CMMI Level 5 and Customer Trust
Customers often look for suppliers who can deliver reliably. A CMMI Level 5 rating can help show that the organization follows mature practices and focuses on measurable improvement.
It can support:
- Vendor qualification
- Enterprise sales
- Government contracts
- Outsourcing deals
- Quality assurance reviews
- Partner confidence
- Long-term customer relationships
- Competitive differentiation
However, customers also look for real results. A Level 5 rating should be supported by strong delivery performance and customer satisfaction.
CMMI Level 5 vs ISO Certification
CMMI and ISO standards are different but can complement each other.
| Point | CMMI Level 5 | ISO Certification |
|---|---|---|
| Main Focus | Process maturity and performance improvement | Management system conformity |
| Rating Style | Maturity or capability level appraisal | Certification against standard requirements |
| Best Known For | Process capability and performance maturity | Standardized management system compliance |
| Outcome | Maturity level or capability level result | Certificate issued by certification body |
| Improvement Focus | Strong performance improvement focus | Depends on the specific ISO standard |
For example, an organization may use ISO 9001 for quality management and CMMI for process maturity and performance improvement.
Frequently Asked Questions
1. What is CMMI Level 5?
CMMI Level 5 is the highest maturity level in CMMI. It is known as the Optimizing level and focuses on continuous improvement, innovation, quantitative management, and business performance optimization.
2. What does CMMI stand for?
CMMI stands for Capability Maturity Model Integration. It is a model used to improve organizational capability and performance.
3. Is CMMI Level 5 a certificate?
CMMI Level 5 is usually achieved through a formal appraisal that results in a maturity level rating. Many people call it certification, but the more accurate term is appraisal rating.
4. What is the difference between maturity level and capability level?
A maturity level measures organization-wide process maturity, while a capability level measures performance in selected practice areas.
5. What are the CMMI maturity levels?
The maturity levels include Incomplete, Initial, Managed, Defined, Quantitatively Managed, and Optimizing.

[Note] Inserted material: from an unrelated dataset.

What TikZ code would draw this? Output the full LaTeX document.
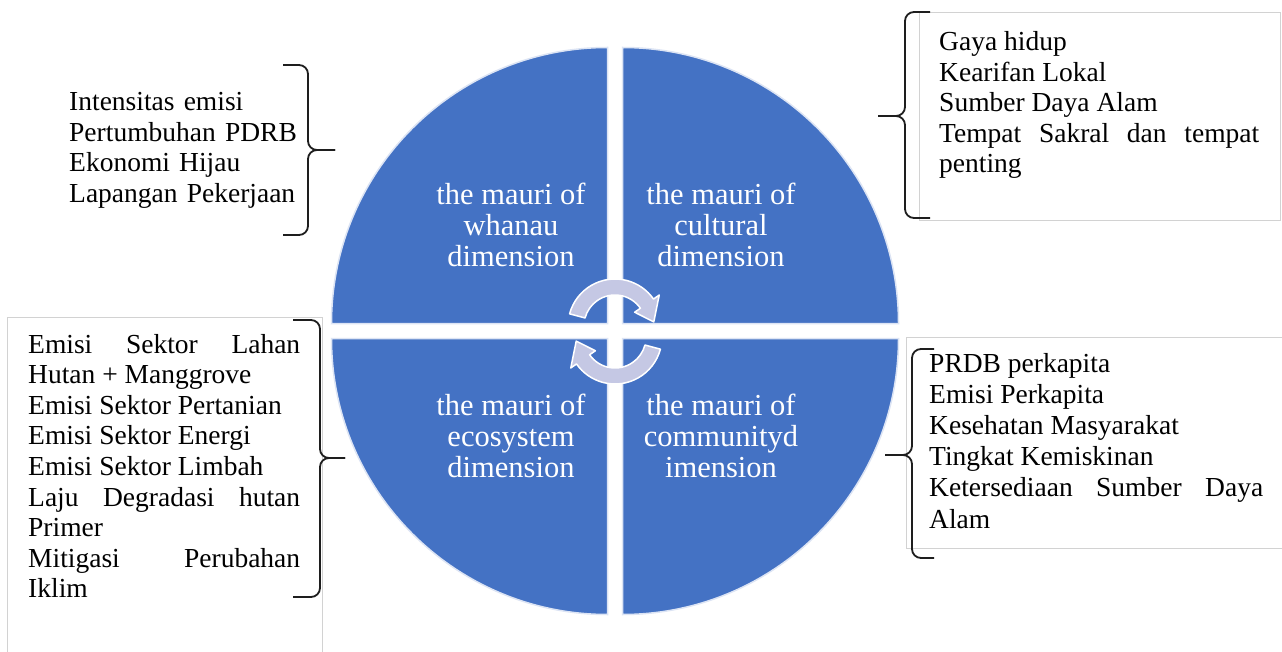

6. Who should pursue CMMI Level 5?
Organizations with strong process maturity, data discipline, and improvement culture may pursue CMMI Level 5, especially IT, software, engineering, service, defense, and government contractor organizations.
7. Can Agile organizations achieve CMMI Level 5?
Yes. CMMI can work with Agile when implemented practically and focused on performance improvement rather than bureaucracy.
8. What is required for CMMI Level 5?
Organizations need stable processes, quantitative management, root cause analysis, continuous improvement, innovation, strong evidence, and business-aligned performance improvement.
9. How long does CMMI Level 5 take?
The timeline depends on current maturity, scope, documentation, data quality, leadership support, and implementation discipline.
10. What is the main benefit of CMMI Level 5?
The main benefit is a mature performance improvement system that helps improve quality, predictability, productivity, customer satisfaction, and business results.
Conclusion
CMMI Level 5 represents the highest level of process maturity and performance optimization. It shows that an organization has stable, measured, controlled, and continuously improving processes. However, the real value of CMMI Level 5 is not the rating alone. Its real value comes from better business performance, improved predictability, reduced defects, stronger customer satisfaction, better risk management, and a culture of continuous improvement. Organizations that approach CMMI Level 5 as a performance improvement journey can build long-term capability, agility, innovation, and competitive strength. The best CMMI Level 5 organizations do not chase the level; they use the model to improve how work is planned, performed, measured, controlled, and optimized.